** STATED PROBLEM **
Make an exact copy of the lines, leaving the pictures out.

** RECORDED DATA **
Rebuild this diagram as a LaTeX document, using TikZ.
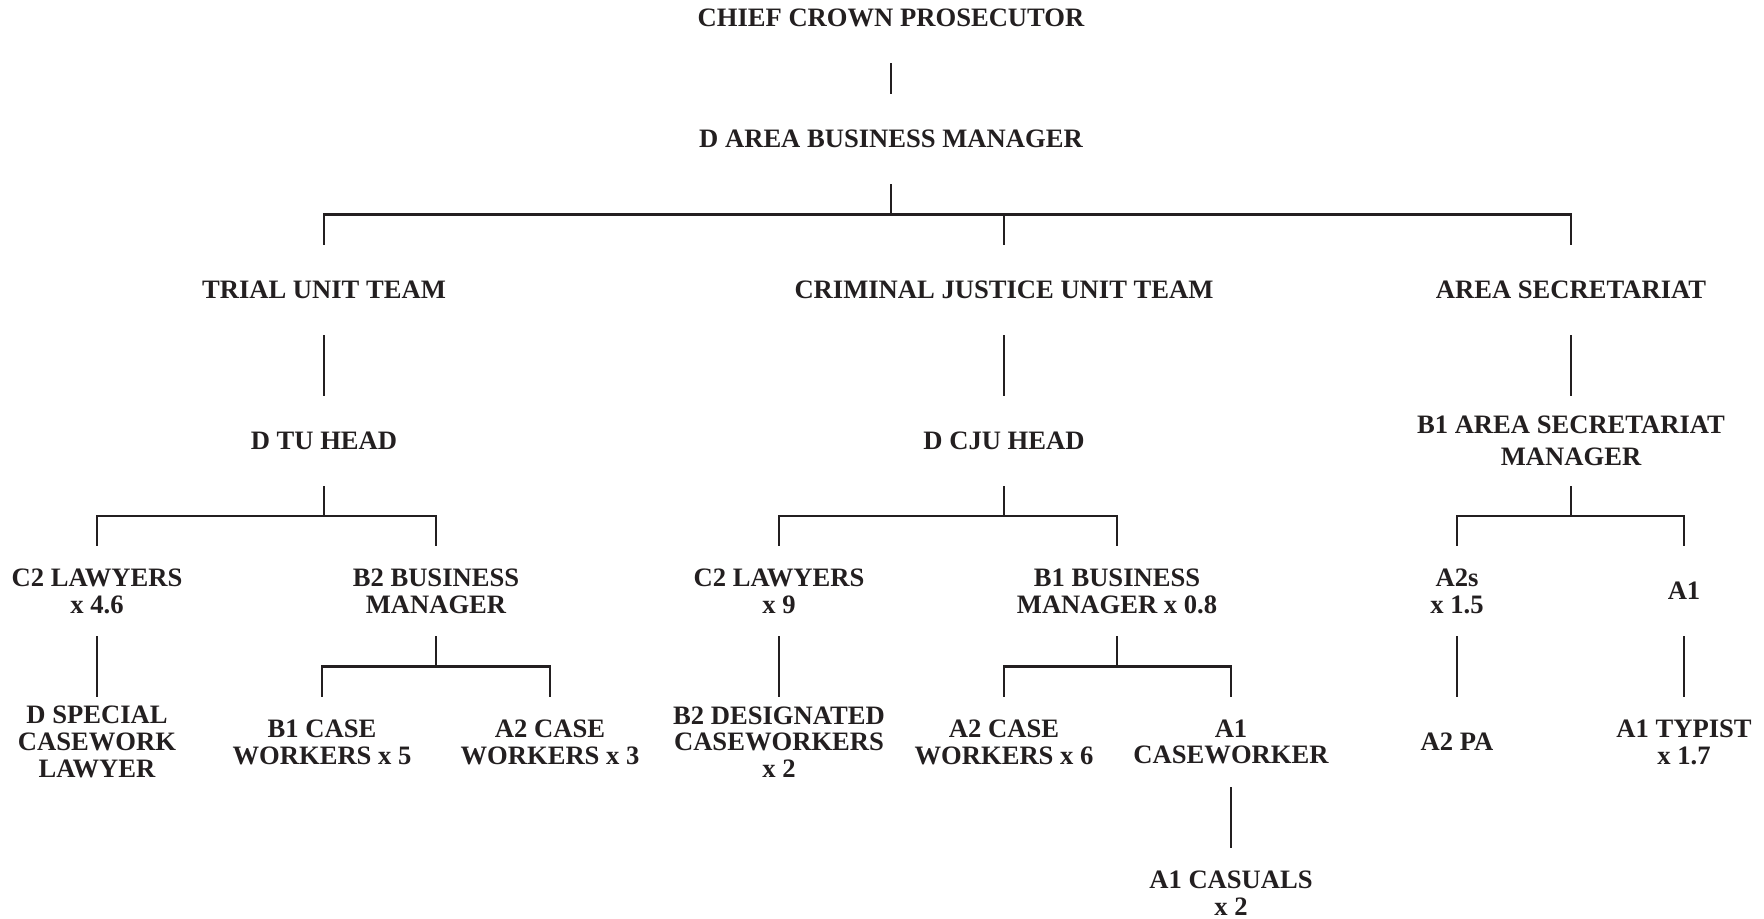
\documentclass[tikz,border=0pt]{standalone}
\usepackage{fontspec}
\setmainfont{Liberation Serif}
\usetikzlibrary{calc}
\definecolor{ink}{HTML}{231F20}

\begin{document}
\begin{tikzpicture}[
  x=0.5pt, y=-0.5pt,
  font=\bfseries\fontsize{13.3}{13.4}\selectfont,
  post/.style = {text=ink, align=center, inner sep=0pt, minimum height=45pt},
  ln/.style   = {draw=ink, line width=1.3pt},
]
\useasboundingbox (0,0) rectangle (1764,919);

% --- area level ----------------------------------------------------------------------------------
\node[post] (ccp)  at (891,18)  {CHIEF CROWN PROSECUTOR};
\node[post] (dabm) at (891,139) {D AREA BUSINESS MANAGER};

% --- the three teams -----------------------------------------------------------------------------
\node[post] (tut) at (324,290)  {TRIAL UNIT TEAM};
\node[post] (cju) at (1004,290) {CRIMINAL JUSTICE UNIT TEAM};
\node[post] (as)  at (1571,290) {AREA SECRETARIAT};

\node[post] (dtu)  at (324,441)  {D TU HEAD};
\node[post] (dcju) at (1004,441) {D CJU HEAD};
\node[post, font=\bfseries\fontsize{13.3}{16}\selectfont] (asm) at (1571,441)
  {B1 AREA SECRETARIAT\\MANAGER};

% --- fourth row ----------------------------------------------------------------------------------
\node[post] (c2la) at (97,591)   {C2 LAWYERS\\x 4.6};
\node[post] (b2bm) at (436,591)  {B2 BUSINESS\\MANAGER};
\node[post] (c2lb) at (779,591)  {C2 LAWYERS\\x 9};
\node[post] (b1bm) at (1117,591) {B1 BUSINESS\\MANAGER x 0.8};
\node[post] (a2s)  at (1457,591) {A2s\\x 1.5};
\node[post] (a1)   at (1684,591) {A1};

% --- fifth row -----------------------------------------------------------------------------------
\node[post] (dspec) at (97,742)   {D SPECIAL\\CASEWORK\\LAWYER};
\node[post] (b1cw)  at (322,742)  {B1 CASE\\WORKERS x 5};
\node[post] (a2cwa) at (550,742)  {A2 CASE\\WORKERS x 3};
\node[post] (b2des) at (779,742)  {B2 DESIGNATED\\CASEWORKERS\\x 2};
\node[post] (a2cwb) at (1004,742) {A2 CASE\\WORKERS x 6};
\node[post] (a1cw)  at (1231,742) {A1\\CASEWORKER};
\node[post] (a2pa)  at (1457,742) {A2 PA};
\node[post] (a1typ) at (1684,742) {A1 TYPIST\\x 1.7};

\node[post] (a1cas) at (1231,893) {A1 CASUALS\\x 2};

% --- straight lines ------------------------------------------------------------------------------
\draw[ln] (ccp.south) -- (dabm.north);
\draw[ln] (tut.south) -- (dtu.north);
\draw[ln] (cju.south) -- (dcju.north);
\draw[ln] (as.south) -- (asm.north);
\draw[ln] (c2la.south) -- (dspec.north);
\draw[ln] (c2lb.south) -- (b2des.north);
\draw[ln] (a2s.south) -- (a2pa.north);
\draw[ln] (a1.south) -- (a1typ.north);
\draw[ln] (a1cw.south) -- (a1cas.north);

% --- forks ---------------------------------------------------------------------------------------
\coordinate (fa) at ($(dabm.south)!.5!(dabm.south |- cju.north)$);
\draw[ln] (dabm.south) -- (fa);
\draw[ln] (tut.north) |- (fa) -| (as.north);
\draw[ln] (cju.north) -- (cju.north |- fa);

\coordinate (fb) at ($(dtu.south)!.5!(dtu.south |- c2la.north)$);
\draw[ln] (dtu.south) -- (fb);
\draw[ln] (c2la.north) |- (fb) -| (b2bm.north);

\coordinate (fc) at ($(dcju.south)!.5!(dcju.south |- c2lb.north)$);
\draw[ln] (dcju.south) -- (fc);
\draw[ln] (c2lb.north) |- (fc) -| (b1bm.north);

\coordinate (fd) at ($(asm.south)!.5!(asm.south |- a2s.north)$);
\draw[ln] (asm.south) -- (fd);
\draw[ln] (a2s.north) |- (fd) -| (a1.north);

\coordinate (fe) at ($(b2bm.south)!.5!(b2bm.south |- b1cw.north)$);
\draw[ln] (b2bm.south) -- (fe);
\draw[ln] (b1cw.north) |- (fe) -| (a2cwa.north);

\coordinate (ff) at ($(b1bm.south)!.5!(b1bm.south |- a2cwb.north)$);
\draw[ln] (b1bm.south) -- (ff);
\draw[ln] (a2cwb.north) |- (ff) -| (a1cw.north);

\end{tikzpicture}
\end{document}
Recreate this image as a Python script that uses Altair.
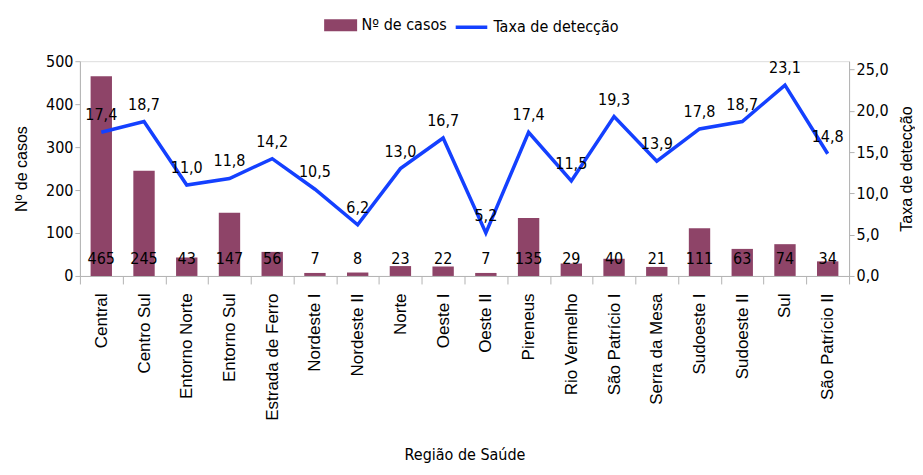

** PROBLEM SOLUTION **
Rebuild this diagram as a LaTeX document, using TikZ.
\documentclass[tikz,border=0pt]{standalone}
\usepackage{fontspec}
\setmainfont{Liberation Serif}
\usetikzlibrary{calc}
\definecolor{ink}{HTML}{231F20}

\begin{document}
\begin{tikzpicture}[
  x=0.5pt, y=-0.5pt,
  font=\bfseries\fontsize{13.3}{13.4}\selectfont,
  post/.style = {text=ink, align=center, inner sep=0pt, minimum height=45pt},
  ln/.style   = {draw=ink, line width=1.3pt},
]
\useasboundingbox (0,0) rectangle (1764,919);

% --- area level ----------------------------------------------------------------------------------
\node[post] (ccp)  at (891,18)  {CHIEF CROWN PROSECUTOR};
\node[post] (dabm) at (891,139) {D AREA BUSINESS MANAGER};

% --- the three teams -----------------------------------------------------------------------------
\node[post] (tut) at (324,290)  {TRIAL UNIT TEAM};
\node[post] (cju) at (1004,290) {CRIMINAL JUSTICE UNIT TEAM};
\node[post] (as)  at (1571,290) {AREA SECRETARIAT};

\node[post] (dtu)  at (324,441)  {D TU HEAD};
\node[post] (dcju) at (1004,441) {D CJU HEAD};
\node[post, font=\bfseries\fontsize{13.3}{16}\selectfont] (asm) at (1571,441)
  {B1 AREA SECRETARIAT\\MANAGER};

% --- fourth row ----------------------------------------------------------------------------------
\node[post] (c2la) at (97,591)   {C2 LAWYERS\\x 4.6};
\node[post] (b2bm) at (436,591)  {B2 BUSINESS\\MANAGER};
\node[post] (c2lb) at (779,591)  {C2 LAWYERS\\x 9};
\node[post] (b1bm) at (1117,591) {B1 BUSINESS\\MANAGER x 0.8};
\node[post] (a2s)  at (1457,591) {A2s\\x 1.5};
\node[post] (a1)   at (1684,591) {A1};

% --- fifth row -----------------------------------------------------------------------------------
\node[post] (dspec) at (97,742)   {D SPECIAL\\CASEWORK\\LAWYER};
\node[post] (b1cw)  at (322,742)  {B1 CASE\\WORKERS x 5};
\node[post] (a2cwa) at (550,742)  {A2 CASE\\WORKERS x 3};
\node[post] (b2des) at (779,742)  {B2 DESIGNATED\\CASEWORKERS\\x 2};
\node[post] (a2cwb) at (1004,742) {A2 CASE\\WORKERS x 6};
\node[post] (a1cw)  at (1231,742) {A1\\CASEWORKER};
\node[post] (a2pa)  at (1457,742) {A2 PA};
\node[post] (a1typ) at (1684,742) {A1 TYPIST\\x 1.7};

\node[post] (a1cas) at (1231,893) {A1 CASUALS\\x 2};

% --- straight lines ------------------------------------------------------------------------------
\draw[ln] (ccp.south) -- (dabm.north);
\draw[ln] (tut.south) -- (dtu.north);
\draw[ln] (cju.south) -- (dcju.north);
\draw[ln] (as.south) -- (asm.north);
\draw[ln] (c2la.south) -- (dspec.north);
\draw[ln] (c2lb.south) -- (b2des.north);
\draw[ln] (a2s.south) -- (a2pa.north);
\draw[ln] (a1.south) -- (a1typ.north);
\draw[ln] (a1cw.south) -- (a1cas.north);

% --- forks ---------------------------------------------------------------------------------------
\coordinate (fa) at ($(dabm.south)!.5!(dabm.south |- cju.north)$);
\draw[ln] (dabm.south) -- (fa);
\draw[ln] (tut.north) |- (fa) -| (as.north);
\draw[ln] (cju.north) -- (cju.north |- fa);

\coordinate (fb) at ($(dtu.south)!.5!(dtu.south |- c2la.north)$);
\draw[ln] (dtu.south) -- (fb);
\draw[ln] (c2la.north) |- (fb) -| (b2bm.north);

\coordinate (fc) at ($(dcju.south)!.5!(dcju.south |- c2lb.north)$);
\draw[ln] (dcju.south) -- (fc);
\draw[ln] (c2lb.north) |- (fc) -| (b1bm.north);

\coordinate (fd) at ($(asm.south)!.5!(asm.south |- a2s.north)$);
\draw[ln] (asm.south) -- (fd);
\draw[ln] (a2s.north) |- (fd) -| (a1.north);

\coordinate (fe) at ($(b2bm.south)!.5!(b2bm.south |- b1cw.north)$);
\draw[ln] (b2bm.south) -- (fe);
\draw[ln] (b1cw.north) |- (fe) -| (a2cwa.north);

\coordinate (ff) at ($(b1bm.south)!.5!(b1bm.south |- a2cwb.north)$);
\draw[ln] (b1bm.south) -- (ff);
\draw[ln] (a2cwb.north) |- (ff) -| (a1cw.north);

\end{tikzpicture}
\end{document}
Recreate this image as a Python script that uses Altair.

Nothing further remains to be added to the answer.